When joining Gerda Stevenson for a performance of extracts from her poetry book Quines, you might be expecting an afternoon of her simply reading her excellent poetry. In fact, Stevenson weaves together singing, music, history, guest-performance and poetry together into a stellar show.
An excellent and informative taste of her poetry.
We start with acknowledgement of the distant past – Stevenson opening with singing the oldest known gaelic song, and a poem for Nessie. Starting with the mythic and distant origins of Scotland, and move mostly forward though time to living memory.
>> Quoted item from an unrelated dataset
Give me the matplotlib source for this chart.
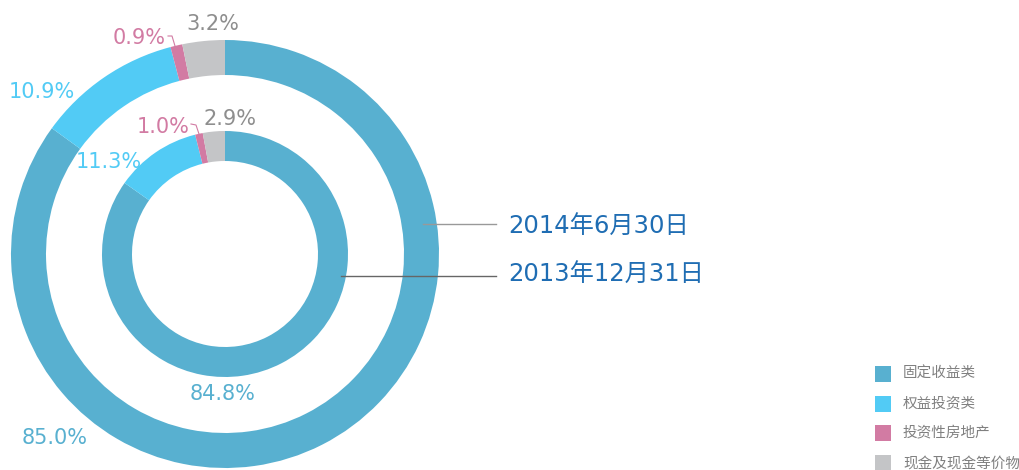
import matplotlib
matplotlib.use('Agg')
import matplotlib.pyplot as plt
from matplotlib.patches import Rectangle

plt.rcParams['font.family'] = ['DejaVu Sans', 'Noto Sans CJK SC']

# data
categories = ['固定收益类', '权益投资类', '投资性房地产', '现金及现金等价物']
vals_2014h1 = [85.0, 10.9, 0.9, 3.2]   # 外环 2014年6月30日
vals_2013 = [84.8, 11.3, 1.0, 2.9]     # 内环 2013年12月31日
ring_names = ['2014年6月30日', '2013年12月31日']

colors = ['#58b0d0', '#52cbf5', '#d27ba3', '#c4c5c7']
lbl_colors = ['#58b0d0', '#52cbf5', '#d27ba3', '#8e8e8e']

# layout (pixel coords, y pointing down)
cx, cy = 225, 254
outer_pos = [(55, 438), (42, 92), (139, 38), (213, 24)]
inner_pos = [(223, 394), (109, 162), (163, 127), (230, 119)]

fig = plt.figure(figsize=(10.19, 4.70), dpi=100)
ax = fig.add_axes([0, 0, 1, 1])

ax.pie(vals_2014h1, colors=colors, radius=214, center=(cx, cy), startangle=-90,
       counterclock=True, wedgeprops=dict(width=35, linewidth=0), frame=True)
ax.pie(vals_2013, colors=colors, radius=123, center=(cx, cy), startangle=-90,
       counterclock=True, wedgeprops=dict(width=30, linewidth=0), frame=True)

for vals, pos in [(vals_2014h1, outer_pos), (vals_2013, inner_pos)]:
    for v, (x, y), c in zip(vals, pos, lbl_colors):
        ax.text(x, y, f'{v:.1f}%', color=c, fontsize=15, ha='center', va='center', zorder=1)

# small leader lines for tiny slices
ax.plot([168, 172, 175], [36, 36, 46], color='#d27ba3', lw=0.8)
ax.plot([191, 196, 199], [124, 125, 134], color='#d27ba3', lw=0.8)

# ring annotations
ax.plot([423, 496], [224, 224], color='#999999', lw=1)
ax.plot([341, 496], [276, 276], color='#666666', lw=1)
ax.text(508, 227, ring_names[0], color='#1f6db3', fontsize=17.5, ha='left', va='center')
ax.text(508, 275, ring_names[1], color='#1f6db3', fontsize=17.5, ha='left', va='center')

# legend
for i, (name, c) in enumerate(zip(categories, colors)):
    y = 366 + i * 29.7
    ax.add_patch(Rectangle((875, y), 16, 16, color=c, lw=0))
    ax.text(903, y + 8, name, color='#808080', fontsize=10.5, ha='left', va='center',
            family=['Noto Sans CJK SC', 'DejaVu Sans'])

ax.set_xlim(0, 1019)
ax.set_ylim(470, 0)
ax.set_aspect('equal')
ax.axis('off')

fig.savefig('out.png', dpi=100, facecolor='white')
Stevenson is a absorbing and engaging performer, as we move from the earliest published women’s work to the astronomer who discovered the horsehead nebula. She moves from prelude to material self-assuredly. It was such a treat to hear from an expert on Elizabeth Melville and to hear him and Stevenson perform some of her epic where the character hears the voice of god. Finishing, for us at least, with a poem dedicated to Moira Shearer - comparing her famed dance in the Red Shoes to her Charlestone in blue shoes in The Man Who Loved Redheads, in an uplifting look at the joy, sensuality and control that comes when dancing.
The poems performed are a mix of English and Scots. It is a truly wonderful chance to hear Scots performed. Being English myself who has merely lived in scotland for three years, I followed the Scots poems clearly, but I suspect the nuances of the metaphors went over my head.
Sevenson brings a new take on the older gaelic songs. At points accompanying herself on a Bengali Pump Organ or Tibetan Singing Bowls. This in no way distracts from the power of the texts, in fact, Elizabeth Melville’s Calvinist interpretations of contemporary, (and far too bawdy), songs sound excellent accompanied like this.
Stevenson’s performance is an excellent and informative taste of her poetry, performed in a unique method that challenges the boundaries of spoken word.